Some people seem to smell naïveté and uncertainty, and instead of respecting that I am just trying my wings, they think it is their duty to hone in on me, throw advice at me until I choke on it, then get upset when I choose to do what I think is best if it doesn’t follow their advice. (Although, you can bet your bottom dollar that they’d be singing my praises if I agreed with any of their advice and followed it).
There are many past examples of how people seem to be unhappy with how I live my life or choices I have made, but a recent one that has to do with literature I thought would be helpful to share and to possibly inspire other people who are feeling frustrated with their current place on the timeline to their goals. I am a member of LinkedIn, where many people often contact me to send me their books for review. A recent message I got started out sounding like a compliment, because the man who wrote it had clearly read my profile and was using flattery about my writing style to make his point. However, the more I thought about his message, the more insulted I became, because his entire reason for contacting me was to tell me that he thought my goal of getting paid to write book reviews should be secondary to writing other things (mainly because he didn’t like book reviewers – my guess is he has had a few bad reviews in his life – and because, according to him, he preferred a readership that could think for themselves).
What really bothered me about his message was that without even getting to know why I do book reviews (to learn for and support other writers, to stop being afraid of sharing my voice, and to keep in practice writing about literature as I continue my academic pursuit of literature over time), he had already taken something that makes me happy, something that makes me feel useful and that I am good at, something that other people like (I have proof of that by all the followers and likes on this blog – thank you all very much!) and tried to cross it out and replace it with what HE is doing with his life. He wasn’t respecting me or what I do, he wasn’t even asking or caring why I do it.

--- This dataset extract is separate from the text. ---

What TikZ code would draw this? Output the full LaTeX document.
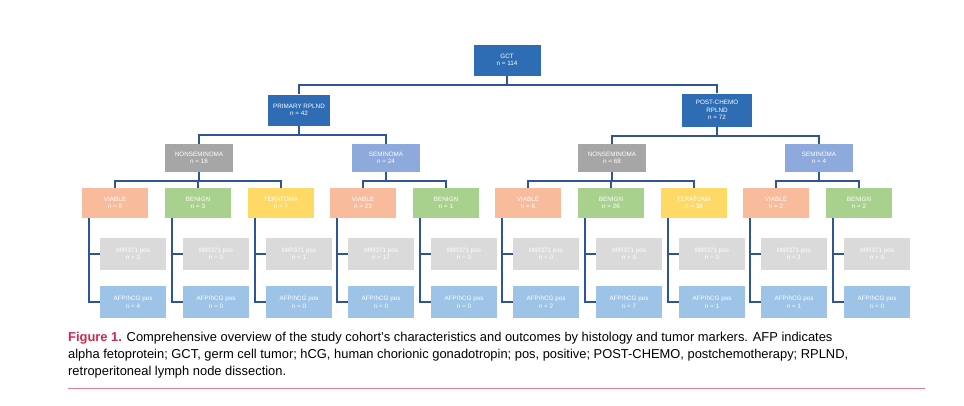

But you know what? I am so sick and tired of being told by other people what I should or should not be doing with my life, and I refuse to stop doing what makes me happy. I am going to keep writing book reviews, and doing it my own way, thank you very much. I have been through a lot in my life and have experienced many wonderful and terrible things, and through it all, reading books and talking about them have always made me happy. They are my therapy. I’m not going to let anybody take that away from me. And whatever current things any of you out there do that make you happy, make you feel useful, make you feel even a little more like there is a place in this world just for you, you keep on doing them too! Hold on to other goals if you like, but don’t let anyone steal your happiness, and don’t give up on the things that make your life worthwhile.